My visit with Kathy (Branching Out, May 10) made me think about the labeling of my connections with other artists as an art colony.   It is not as though we are officially bound together with a stated desire to work side-by-side. Truthfully, I can't really claim membership in an art colony, because the scene is different for all the "members" involved. Secondly, it seems as though artist colonies often hang their hats heavily on star residents, such as the Wyeths in Bucks County and certainly Monet in Giverny. And thirdly, this collection of artists is not centrally located in one particular place.  No, what I am thinking of has something  more in common with the buffalo traces that cross the Kentucky landscape.That is why Kathy and I began speaking of an Artist Trace to recognize and benefit from the rich presence of artists in our region.

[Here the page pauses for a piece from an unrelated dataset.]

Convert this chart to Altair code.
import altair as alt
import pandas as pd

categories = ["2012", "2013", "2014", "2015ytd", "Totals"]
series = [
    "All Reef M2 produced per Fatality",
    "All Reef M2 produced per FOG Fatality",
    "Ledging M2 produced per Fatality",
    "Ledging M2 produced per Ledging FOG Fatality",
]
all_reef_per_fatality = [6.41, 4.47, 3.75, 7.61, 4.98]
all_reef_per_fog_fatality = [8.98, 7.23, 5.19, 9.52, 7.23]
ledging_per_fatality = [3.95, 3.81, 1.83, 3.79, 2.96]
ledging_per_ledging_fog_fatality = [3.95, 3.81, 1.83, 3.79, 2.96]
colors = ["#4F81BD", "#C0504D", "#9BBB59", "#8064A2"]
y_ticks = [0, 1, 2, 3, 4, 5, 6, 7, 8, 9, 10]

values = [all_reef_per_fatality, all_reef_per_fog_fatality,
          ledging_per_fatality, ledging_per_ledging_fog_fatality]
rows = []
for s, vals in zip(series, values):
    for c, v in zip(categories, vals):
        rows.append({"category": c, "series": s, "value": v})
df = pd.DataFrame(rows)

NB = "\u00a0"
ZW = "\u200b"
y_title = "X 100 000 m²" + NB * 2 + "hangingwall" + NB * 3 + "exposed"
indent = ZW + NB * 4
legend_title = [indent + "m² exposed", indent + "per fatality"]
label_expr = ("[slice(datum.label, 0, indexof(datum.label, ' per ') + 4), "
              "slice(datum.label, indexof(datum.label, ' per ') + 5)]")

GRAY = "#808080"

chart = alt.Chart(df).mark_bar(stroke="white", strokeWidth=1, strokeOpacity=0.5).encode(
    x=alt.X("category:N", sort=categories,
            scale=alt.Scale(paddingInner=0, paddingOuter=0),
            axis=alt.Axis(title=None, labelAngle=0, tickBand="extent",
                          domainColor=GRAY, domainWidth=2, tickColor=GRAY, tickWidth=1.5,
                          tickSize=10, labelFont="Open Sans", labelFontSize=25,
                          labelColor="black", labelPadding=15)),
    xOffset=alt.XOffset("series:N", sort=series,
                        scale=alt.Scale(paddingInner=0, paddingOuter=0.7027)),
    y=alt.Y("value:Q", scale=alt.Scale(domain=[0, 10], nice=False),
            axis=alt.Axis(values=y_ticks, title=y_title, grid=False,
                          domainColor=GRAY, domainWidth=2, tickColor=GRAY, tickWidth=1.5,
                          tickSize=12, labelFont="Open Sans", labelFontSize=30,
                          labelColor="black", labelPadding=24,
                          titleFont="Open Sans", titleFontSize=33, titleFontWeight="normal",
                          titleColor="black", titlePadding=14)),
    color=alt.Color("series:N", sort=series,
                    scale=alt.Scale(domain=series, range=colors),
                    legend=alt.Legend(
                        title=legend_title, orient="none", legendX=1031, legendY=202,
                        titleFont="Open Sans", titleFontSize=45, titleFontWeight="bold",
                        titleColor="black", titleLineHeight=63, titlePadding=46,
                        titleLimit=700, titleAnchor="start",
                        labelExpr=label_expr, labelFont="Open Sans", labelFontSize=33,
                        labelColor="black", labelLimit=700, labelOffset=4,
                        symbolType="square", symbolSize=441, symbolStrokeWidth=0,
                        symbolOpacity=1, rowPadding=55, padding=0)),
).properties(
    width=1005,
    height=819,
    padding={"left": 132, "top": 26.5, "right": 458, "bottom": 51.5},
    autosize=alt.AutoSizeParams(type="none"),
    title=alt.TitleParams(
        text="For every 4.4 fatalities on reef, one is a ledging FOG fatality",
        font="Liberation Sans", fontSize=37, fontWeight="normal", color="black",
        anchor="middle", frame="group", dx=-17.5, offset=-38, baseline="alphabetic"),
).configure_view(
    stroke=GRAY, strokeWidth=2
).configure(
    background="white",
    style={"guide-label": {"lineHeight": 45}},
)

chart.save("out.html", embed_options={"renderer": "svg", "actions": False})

        Buffalo once roamed Kentucky and formed traces, paths that turned into Native American and pioneer trails.  Some of these then turned into the roads we use today. The buffalo were traveling to reach the resources necessary to their survival, such as water and salt. It just so happens that one of the traces is the foundation of US 68 (Buffalo Tracings, March 24.)  Not only did the buffalo shape transportation, they also had an effect on the vegetation. One beneficiary of the roaming buffalo was Running Buffalo Clover.  Trifolium Stoloniferum requires periodic disturbance and an open habitat to thrive, kind of like artists! We need to air out our ideas from time to time, and a mild tramping on the trails probably doesn't hurt either; it helps us grow. This is what coming into contact with other artists can do for us, it helps us put out runners to have a larger presence in our region. Seeing other artists' work keeps our ideas fresh. Hearing criticism, allows us to become stronger by either defending or improving our work. On the other hand, major disturbances, such as paving over a path, would terminate the expansion of Running Buffalo Clover. The lack of buffalo grazing freely has brought this clover to the brink of extinction, just as overly strict ideas about culture inhibits artistic creation.

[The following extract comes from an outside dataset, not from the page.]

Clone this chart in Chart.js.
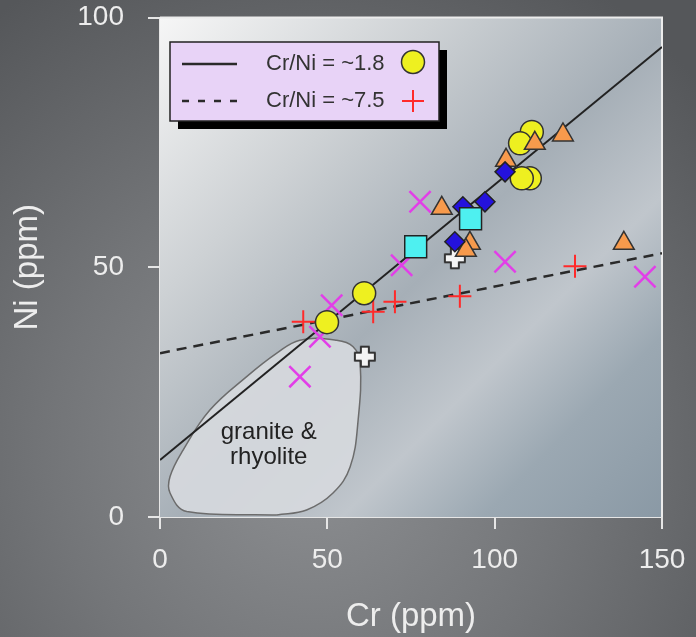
<!DOCTYPE html>
<html>
<head>
<meta charset="utf-8">
<script src="https://cdn.jsdelivr.net/npm/chart.js@4.4.1/dist/chart.umd.min.js"></script>
<style>
  html, body { margin: 0; padding: 0; }
  body {
    width: 696px; height: 637px; overflow: hidden;
    background: radial-gradient(ellipse 75% 85% at 45% 70%, #8e9093 0%, #737578 50%, #55575a 100%);
  }
</style>
</head>
<body>
<canvas id="chart" width="696" height="637"></canvas>
<script>
// Cr / Ni values (ppm)
const circleCr = [49.9, 61.0, 111.1, 107.6, 110.5, 108.1];
const circleNi = [39.0, 44.8, 77.1, 74.8, 67.8, 67.8];

const plusCr = [42.8, 63.7, 70.2, 89.6, 124.0];
const plusNi = [39.1, 41.1, 43.1, 44.2, 50.2];

const xCr = [41.8, 47.8, 51.3, 72.2, 77.7, 103.1, 144.9];
const xNi = [28.1, 36.1, 42.4, 50.4, 63.1, 51.1, 48.1];

const triCr = [84.2, 120.4, 112.0, 103.4, 92.6, 91.4, 138.6];
const triNi = [61.8, 76.5, 74.8, 71.4, 54.8, 53.4, 54.8];

const diaCr = [103.1, 97.1, 90.5, 88.1];
const diaNi = [69.1, 63.1, 62.1, 55.1];

const sqCr = [76.4, 92.8];
const sqNi = [54.1, 59.7];

const crossCr = [88.1, 61.2];
const crossNi = [51.8, 32.1];

// trend lines, Cr/Ni ~1.8 and ~7.5
const lineCr = [0, 150];
const solidNi = [11.4, 94.1];
const dashedNi = [32.8, 52.8];

// granite & rhyolite field outline
const fieldCr = [34.9, 43.8, 51.7, 56.8, 59.2, 59.8, 57.7, 52.8, 41.8, 34.9, 25.9, 14.9, 6.9, 3.0, 3.0, 8.0, 34.9];
const fieldNi = [0.4, 1.4, 4.8, 10.0, 19.4, 30.8, 34.1, 35.4, 35.4, 32.8, 28.1, 21.4, 13.4, 8.1, 4.8, 1.1, 0.4];

const xTicks = [0, 50, 100, 150];
const yTicks = [0, 50, 100];
const legendLabels = ['Cr/Ni = ~1.8', 'Cr/Ni = ~7.5'];

const FONT = '"Liberation Sans", Arial, sans-serif';

function pts(xs, ys) {
    return xs.map((x, i) => ({ x: x, y: ys[i] }));
}

function makeCross() {
    const c = document.createElement('canvas');
    c.width = 26; c.height = 26;
    const g = c.getContext('2d');
    const m = 13, a = 4, e = 10;
    g.beginPath();
    g.moveTo(m - a, m - e); g.lineTo(m + a, m - e); g.lineTo(m + a, m - a);
    g.lineTo(m + e, m - a); g.lineTo(m + e, m + a); g.lineTo(m + a, m + a);
    g.lineTo(m + a, m + e); g.lineTo(m - a, m + e); g.lineTo(m - a, m + a);
    g.lineTo(m - e, m + a); g.lineTo(m - e, m - a); g.lineTo(m - a, m - a);
    g.closePath();
    g.lineJoin = 'round';
    g.fillStyle = '#f4f4f4';
    g.fill();
    g.lineWidth = 2;
    g.strokeStyle = '#333';
    g.stroke();
    return c;
}

const plotBackground = {
    id: 'plotBackground',
    beforeDatasetsDraw(chart) {
        const { ctx, chartArea: a } = chart;
        ctx.save();
        const g = ctx.createLinearGradient(a.left, a.top, a.right, a.bottom);
        g.addColorStop(0, '#f6f6f6');
        g.addColorStop(0.28, '#cdd1d4');
        g.addColorStop(0.52, '#a6afb7');
        g.addColorStop(0.68, '#c0c6cc');
        g.addColorStop(0.82, '#9ba8b2');
        g.addColorStop(1, '#8a99a5');
        ctx.fillStyle = g;
        ctx.fillRect(a.left, a.top, a.right - a.left, a.bottom - a.top);
        ctx.strokeStyle = '#ececec';
        ctx.lineWidth = 2;
        ctx.beginPath();
        ctx.moveTo(a.left, a.top);
        ctx.lineTo(a.right, a.top);
        ctx.lineTo(a.right, a.bottom);
        ctx.stroke();
        ctx.restore();
    }
};

const annotations = {
    id: 'annotations',
    afterDatasetsDraw(chart) {
        const { ctx, scales } = chart;
        ctx.save();
        // field label
        ctx.fillStyle = '#222';
        ctx.font = '24px ' + FONT;
        ctx.textAlign = 'center';
        ctx.textBaseline = 'middle';
        ctx.fillText('granite &', scales.x.getPixelForValue(32.5), scales.y.getPixelForValue(17));
        ctx.fillText('rhyolite', scales.x.getPixelForValue(32.5), scales.y.getPixelForValue(12));

        // legend box
        const bx = 170, by = 42, bw = 269, bh = 79;
        ctx.fillStyle = '#000';
        ctx.fillRect(bx + 8, by + 8, bw, bh);
        ctx.fillStyle = '#e8d3f7';
        ctx.fillRect(bx, by, bw, bh);
        ctx.strokeStyle = '#222';
        ctx.lineWidth = 1.5;
        ctx.strokeRect(bx, by, bw, bh);

        const rows = [64, 101];
        ctx.strokeStyle = '#2a2a2a';
        ctx.lineWidth = 2.5;
        ctx.beginPath();
        ctx.moveTo(182, rows[0]); ctx.lineTo(237, rows[0]);
        ctx.stroke();
        ctx.setLineDash([7, 9]);
        ctx.beginPath();
        ctx.moveTo(182, rows[1]); ctx.lineTo(240, rows[1]);
        ctx.stroke();
        ctx.setLineDash([]);

        ctx.fillStyle = '#333';
        ctx.font = '22px ' + FONT;
        ctx.textAlign = 'left';
        ctx.fillText(legendLabels[0], 266, rows[0]);
        ctx.fillText(legendLabels[1], 266, rows[1]);

        ctx.beginPath();
        ctx.arc(413, rows[0] - 2, 11.5, 0, Math.PI * 2);
        ctx.fillStyle = '#eef020';
        ctx.fill();
        ctx.lineWidth = 1.5;
        ctx.strokeStyle = '#333';
        ctx.stroke();

        ctx.strokeStyle = '#ff2a2a';
        ctx.lineWidth = 2;
        ctx.beginPath();
        ctx.moveTo(402, rows[1]); ctx.lineTo(424, rows[1]);
        ctx.moveTo(413, rows[1] - 11); ctx.lineTo(413, rows[1] + 11);
        ctx.stroke();
        ctx.restore();
    }
};

const axisColor = '#e6e6e6';

new Chart(document.getElementById('chart'), {
    type: 'scatter',
    data: {
        datasets: [
            {
                data: pts(fieldCr, fieldNi),
                showLine: true,
                fill: 'shape',
                tension: 0.4,
                backgroundColor: 'rgba(214, 217, 221, 0.92)',
                borderColor: '#6c6c6c',
                borderWidth: 1.5,
                pointRadius: 0,
                order: 20
            },
            {
                data: pts(lineCr, solidNi),
                showLine: true,
                borderColor: '#222',
                borderWidth: 2,
                pointRadius: 0,
                order: 15
            },
            {
                data: pts(lineCr, dashedNi),
                showLine: true,
                borderColor: '#2a2a2a',
                borderWidth: 2.5,
                borderDash: [10, 7],
                pointRadius: 0,
                order: 14
            },
            {
                data: pts(xCr, xNi),
                pointStyle: 'crossRot',
                pointRadius: 15,
                borderColor: '#e23ee8',
                borderWidth: 2.5,
                order: 10
            },
            {
                data: pts(plusCr, plusNi),
                pointStyle: 'cross',
                pointRadius: 11.5,
                borderColor: '#ff2a2a',
                borderWidth: 2,
                order: 9
            },
            {
                data: pts(crossCr, crossNi),
                pointStyle: makeCross(),
                order: 8
            },
            {
                data: pts(circleCr, circleNi),
                pointStyle: 'circle',
                pointRadius: 11.5,
                backgroundColor: '#eef020',
                borderColor: '#333',
                borderWidth: 1.5,
                order: 7
            },
            {
                data: pts(triCr, triNi),
                pointStyle: 'triangle',
                pointRadius: 12,
                backgroundColor: '#f79a4c',
                borderColor: '#333',
                borderWidth: 1.5,
                order: 6
            },
            {
                data: pts(diaCr, diaNi),
                pointStyle: 'rectRot',
                pointRadius: 10,
                backgroundColor: '#2412dc',
                borderColor: '#222',
                borderWidth: 1.5,
                order: 5
            },
            {
                data: pts(sqCr, sqNi),
                pointStyle: 'rect',
                pointRadius: 15.5,
                backgroundColor: '#4ef0f0',
                borderColor: '#222',
                borderWidth: 1.5,
                order: 4
            }
        ]
    },
    options: {
        responsive: false,
        animation: false,
        layout: { padding: { top: 17, right: 34, left: 0, bottom: 0 } },
        plugins: {
            legend: { display: false },
            tooltip: { enabled: false }
        },
        scales: {
            x: {
                type: 'linear',
                min: 0,
                max: 150,
                afterFit(scale) {
                    scale.height = 120;
                    scale.paddingLeft = 0;
                    scale.paddingRight = 0;
                },
                afterBuildTicks(scale) { scale.ticks = xTicks.map(v => ({ value: v })); },
                ticks: {
                    color: '#ededed',
                    font: { family: FONT, size: 28 },
                    padding: 14
                },
                grid: {
                    drawOnChartArea: false,
                    tickLength: 12,
                    color: axisColor,
                    lineWidth: 2
                },
                border: { color: axisColor, width: 2 },
                title: {
                    display: true,
                    text: 'Cr (ppm)',
                    color: '#ededed',
                    font: { family: FONT, size: 33 },
                    padding: { top: 0, bottom: 0 }
                }
            },
            y: {
                type: 'linear',
                min: 0,
                max: 100,
                afterFit(scale) {
                    scale.width = 160;
                    scale.paddingTop = 0;
                    scale.paddingBottom = 0;
                },
                afterBuildTicks(scale) { scale.ticks = yTicks.map(v => ({ value: v })); },
                ticks: {
                    color: '#ededed',
                    font: { family: FONT, size: 28 },
                    padding: 24
                },
                grid: {
                    drawOnChartArea: false,
                    tickLength: 12,
                    color: axisColor,
                    lineWidth: 2
                },
                border: { color: axisColor, width: 2 },
                title: {
                    display: true,
                    text: 'Ni (ppm)',
                    color: '#ededed',
                    font: { family: FONT, size: 33 },
                    padding: { top: 8, bottom: 0 }
                }
            }
        }
    },
    plugins: [plotBackground, annotations]
});
</script>
</body>
</html>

        At one time, I was thinking that a regional arts organization should exist. However, that would add an extra layer of busy-ness to the lives of artists who are already sacrificing too much time from their primary work of making art.  Now, I believe we should take a page from the buffalo. By working as artists and keeping our sights and minds open to other artists, we help strengthen the way for all artists in the region. May your art flourish along the Artist Trace!